Minnesota statutes relating to school attendance
The statutes listed below are the ones, which are most applicable to child protection case related to truancy.
Parental Responsibility: Minnesota Statute 120A.22 subdivision 1
• The parent of a child is primarily responsible for assuring that the child acquires knowledge and skills that are essential for effective citizenship.
Ages and terms: Minnesota Statute 120A.22 subdivision. 5(a)
• Every child between seven and seventeen years of age must receive instruction unless the child has graduated. Every child under the age of seven who is enrolled in a half-day kindergarten, or a full-day kindergarten program on alternate days, or other kindergarten programs shall receive instruction. Except as provided under subdivision 6, a parent may withdraw a child under the age of enrollment at any time.

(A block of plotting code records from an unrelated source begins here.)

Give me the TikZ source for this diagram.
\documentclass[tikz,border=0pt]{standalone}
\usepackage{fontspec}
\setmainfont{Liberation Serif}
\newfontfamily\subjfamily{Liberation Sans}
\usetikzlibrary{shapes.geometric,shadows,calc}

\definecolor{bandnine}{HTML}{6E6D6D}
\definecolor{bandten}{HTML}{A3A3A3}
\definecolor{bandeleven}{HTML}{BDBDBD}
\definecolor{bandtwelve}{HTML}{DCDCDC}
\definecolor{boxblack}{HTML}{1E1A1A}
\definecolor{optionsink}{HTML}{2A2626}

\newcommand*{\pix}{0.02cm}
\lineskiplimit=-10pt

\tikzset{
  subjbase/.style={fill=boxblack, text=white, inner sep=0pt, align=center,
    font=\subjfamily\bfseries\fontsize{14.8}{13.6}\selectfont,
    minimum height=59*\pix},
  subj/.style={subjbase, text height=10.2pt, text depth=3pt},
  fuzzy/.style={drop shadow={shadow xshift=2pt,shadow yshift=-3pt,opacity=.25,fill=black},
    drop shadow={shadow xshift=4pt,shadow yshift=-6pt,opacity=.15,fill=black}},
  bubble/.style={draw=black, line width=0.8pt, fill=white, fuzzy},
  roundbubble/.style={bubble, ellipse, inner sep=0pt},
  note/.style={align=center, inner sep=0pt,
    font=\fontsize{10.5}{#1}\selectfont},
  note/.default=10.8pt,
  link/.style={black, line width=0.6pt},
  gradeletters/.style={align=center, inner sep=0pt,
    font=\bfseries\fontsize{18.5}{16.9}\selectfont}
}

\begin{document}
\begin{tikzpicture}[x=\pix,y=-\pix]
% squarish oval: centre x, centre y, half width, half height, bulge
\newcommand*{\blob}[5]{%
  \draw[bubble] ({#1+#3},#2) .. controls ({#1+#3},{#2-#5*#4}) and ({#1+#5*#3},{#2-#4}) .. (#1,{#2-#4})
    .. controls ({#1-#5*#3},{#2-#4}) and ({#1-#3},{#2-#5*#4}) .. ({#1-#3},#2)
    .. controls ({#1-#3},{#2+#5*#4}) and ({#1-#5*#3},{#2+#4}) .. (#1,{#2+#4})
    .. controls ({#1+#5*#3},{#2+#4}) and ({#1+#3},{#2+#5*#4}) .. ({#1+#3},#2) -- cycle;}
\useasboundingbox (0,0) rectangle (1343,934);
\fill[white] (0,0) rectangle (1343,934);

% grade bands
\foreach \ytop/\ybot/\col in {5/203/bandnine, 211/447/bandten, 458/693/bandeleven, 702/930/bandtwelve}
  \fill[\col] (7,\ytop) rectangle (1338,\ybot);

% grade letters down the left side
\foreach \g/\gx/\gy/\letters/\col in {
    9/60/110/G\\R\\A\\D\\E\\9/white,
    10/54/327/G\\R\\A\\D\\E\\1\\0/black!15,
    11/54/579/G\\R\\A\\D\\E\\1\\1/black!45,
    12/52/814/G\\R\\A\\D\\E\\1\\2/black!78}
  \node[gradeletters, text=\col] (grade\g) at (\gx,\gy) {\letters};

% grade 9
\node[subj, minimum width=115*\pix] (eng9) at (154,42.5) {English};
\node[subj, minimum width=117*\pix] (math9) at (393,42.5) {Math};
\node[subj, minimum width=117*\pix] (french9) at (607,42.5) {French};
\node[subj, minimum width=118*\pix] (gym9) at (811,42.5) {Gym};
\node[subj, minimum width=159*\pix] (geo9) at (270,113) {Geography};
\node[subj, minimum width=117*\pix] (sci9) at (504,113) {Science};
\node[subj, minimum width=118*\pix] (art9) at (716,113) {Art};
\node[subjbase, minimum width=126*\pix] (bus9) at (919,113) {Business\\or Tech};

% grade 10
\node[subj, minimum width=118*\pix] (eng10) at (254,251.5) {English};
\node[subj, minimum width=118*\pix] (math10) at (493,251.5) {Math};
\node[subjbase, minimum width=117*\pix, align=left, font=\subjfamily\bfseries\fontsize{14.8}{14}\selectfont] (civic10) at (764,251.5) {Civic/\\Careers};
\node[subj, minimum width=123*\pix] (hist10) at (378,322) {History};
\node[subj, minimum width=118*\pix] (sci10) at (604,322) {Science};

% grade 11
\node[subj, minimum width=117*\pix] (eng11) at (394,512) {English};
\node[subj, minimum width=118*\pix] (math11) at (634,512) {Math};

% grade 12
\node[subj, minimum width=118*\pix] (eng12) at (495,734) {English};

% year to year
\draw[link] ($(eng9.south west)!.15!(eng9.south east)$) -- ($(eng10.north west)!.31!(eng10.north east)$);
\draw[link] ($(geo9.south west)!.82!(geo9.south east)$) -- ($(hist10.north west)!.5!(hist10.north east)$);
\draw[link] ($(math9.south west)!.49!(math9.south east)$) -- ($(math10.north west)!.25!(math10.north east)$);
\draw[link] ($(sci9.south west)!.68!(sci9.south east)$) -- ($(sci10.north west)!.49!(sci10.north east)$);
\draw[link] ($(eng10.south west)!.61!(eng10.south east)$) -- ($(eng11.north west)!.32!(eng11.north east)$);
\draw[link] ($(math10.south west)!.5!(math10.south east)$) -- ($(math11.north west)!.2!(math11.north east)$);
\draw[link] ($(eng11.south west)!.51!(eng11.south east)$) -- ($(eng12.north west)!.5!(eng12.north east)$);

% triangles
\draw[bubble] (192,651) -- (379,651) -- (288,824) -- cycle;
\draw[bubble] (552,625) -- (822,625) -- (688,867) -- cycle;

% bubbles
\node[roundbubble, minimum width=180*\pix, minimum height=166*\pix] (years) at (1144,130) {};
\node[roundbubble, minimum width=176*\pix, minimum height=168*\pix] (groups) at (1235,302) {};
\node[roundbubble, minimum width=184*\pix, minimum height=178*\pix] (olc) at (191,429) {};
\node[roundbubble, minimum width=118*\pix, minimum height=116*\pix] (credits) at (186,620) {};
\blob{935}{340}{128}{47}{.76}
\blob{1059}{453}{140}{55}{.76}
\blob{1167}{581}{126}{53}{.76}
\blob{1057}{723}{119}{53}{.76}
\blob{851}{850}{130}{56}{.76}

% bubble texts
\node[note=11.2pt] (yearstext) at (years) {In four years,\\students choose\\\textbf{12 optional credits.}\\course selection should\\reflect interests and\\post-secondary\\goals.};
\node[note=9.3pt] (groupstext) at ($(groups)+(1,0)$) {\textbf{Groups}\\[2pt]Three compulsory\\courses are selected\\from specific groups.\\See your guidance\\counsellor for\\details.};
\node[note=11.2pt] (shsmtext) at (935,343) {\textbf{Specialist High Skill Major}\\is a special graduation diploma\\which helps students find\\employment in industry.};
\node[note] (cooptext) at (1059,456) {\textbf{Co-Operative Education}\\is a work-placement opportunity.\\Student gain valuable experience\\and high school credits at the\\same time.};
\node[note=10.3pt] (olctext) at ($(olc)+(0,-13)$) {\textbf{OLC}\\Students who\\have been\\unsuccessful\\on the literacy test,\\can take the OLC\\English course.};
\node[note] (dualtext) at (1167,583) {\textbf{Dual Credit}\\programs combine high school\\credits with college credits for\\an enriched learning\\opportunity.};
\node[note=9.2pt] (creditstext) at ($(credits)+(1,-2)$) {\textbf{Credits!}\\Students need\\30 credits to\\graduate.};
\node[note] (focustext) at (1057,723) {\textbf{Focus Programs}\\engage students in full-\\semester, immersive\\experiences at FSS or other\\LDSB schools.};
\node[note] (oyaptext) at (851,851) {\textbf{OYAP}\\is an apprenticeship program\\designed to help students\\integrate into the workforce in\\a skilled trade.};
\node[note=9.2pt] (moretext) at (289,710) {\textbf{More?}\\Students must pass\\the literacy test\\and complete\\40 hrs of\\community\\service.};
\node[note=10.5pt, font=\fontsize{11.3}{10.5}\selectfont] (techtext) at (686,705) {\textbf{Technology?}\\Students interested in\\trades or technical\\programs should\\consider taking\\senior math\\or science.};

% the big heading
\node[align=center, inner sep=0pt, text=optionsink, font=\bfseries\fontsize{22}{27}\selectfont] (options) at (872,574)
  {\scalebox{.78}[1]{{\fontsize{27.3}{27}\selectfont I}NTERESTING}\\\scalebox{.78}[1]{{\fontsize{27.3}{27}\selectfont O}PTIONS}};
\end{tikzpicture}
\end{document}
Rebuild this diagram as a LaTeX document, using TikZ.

Withdrawal from school: Minnesota Statute 120A.22 subdivision 8(1) and (2)
• Any student who is 17 years old who seeks to withdraw from school, and the student’s parent or guardian must attend a meeting with school personnel to discuss educational opportunities available to the student, including alternative educational opportunities and sign a written election to withdraw from school.
Legitimate exemptions: Minnesota Statute 120A.22 subdivision 12
• Child illness, medical, dental, orthodontic, or counseling appointments;
• Family emergencies;
• The death or serious illness or funeral of an immediate family member;
• Active duty in any military branch of the United States;
• The child has a condition that requires ongoing treatment for a mental health diagnosis; and
• Other exemptions included in the district’s school attendance policy.
Violations; penalties: Minnesota Statute 120A.34
• Any person who fails or refuses to provide for instruction of a child of whom the person has legal custody, and who is required by section 120A.22 subdivision 5, to receive instruction, when notified so to do by a truant officer or other official, or any person who induces or attempts to induce any child unlawfully to be absent from school, or who knowingly harbors or employs, while school is in session, any child unlawfully absent from school, shall be guilty of a petty misdemeanor.
Educational neglect and habitual truant
Minnesota Statute 260C.007 subdivision 6(3) and subdivision 6(14)
• “Child in need of protection services means:
-A child who is in need of protection or services because the child is without necessary education because the child’s parent, guardian, or custodian is unable or unwilling to provide that care.
-A child who is in need of protection or services because the child is a habitual truant.
Potential court-ordered dispositions in truancy cases include:
• Lawful school attendance,
• Cooperate with assigned Community Contracted Agency,
• Submit to mental health, chemical dependency, or other therapeutic evaluations and follow recommendations from said evaluations, and
• Individual and family counseling.
Criminal and civil jurisdiction for contribution to need for protection or services
Minnesota Statute 260C.425 subdivision 1(a)
• Any person who by act, word, or omission encourages, causes, or contributes to the need for protection or services is guilty of a gross misdemeanor.
Minnesota Statute 260C.335 subdivision 1
• The juvenile court has civil jurisdiction over persons contributing to the need for protection or services of a child under the provision of this section.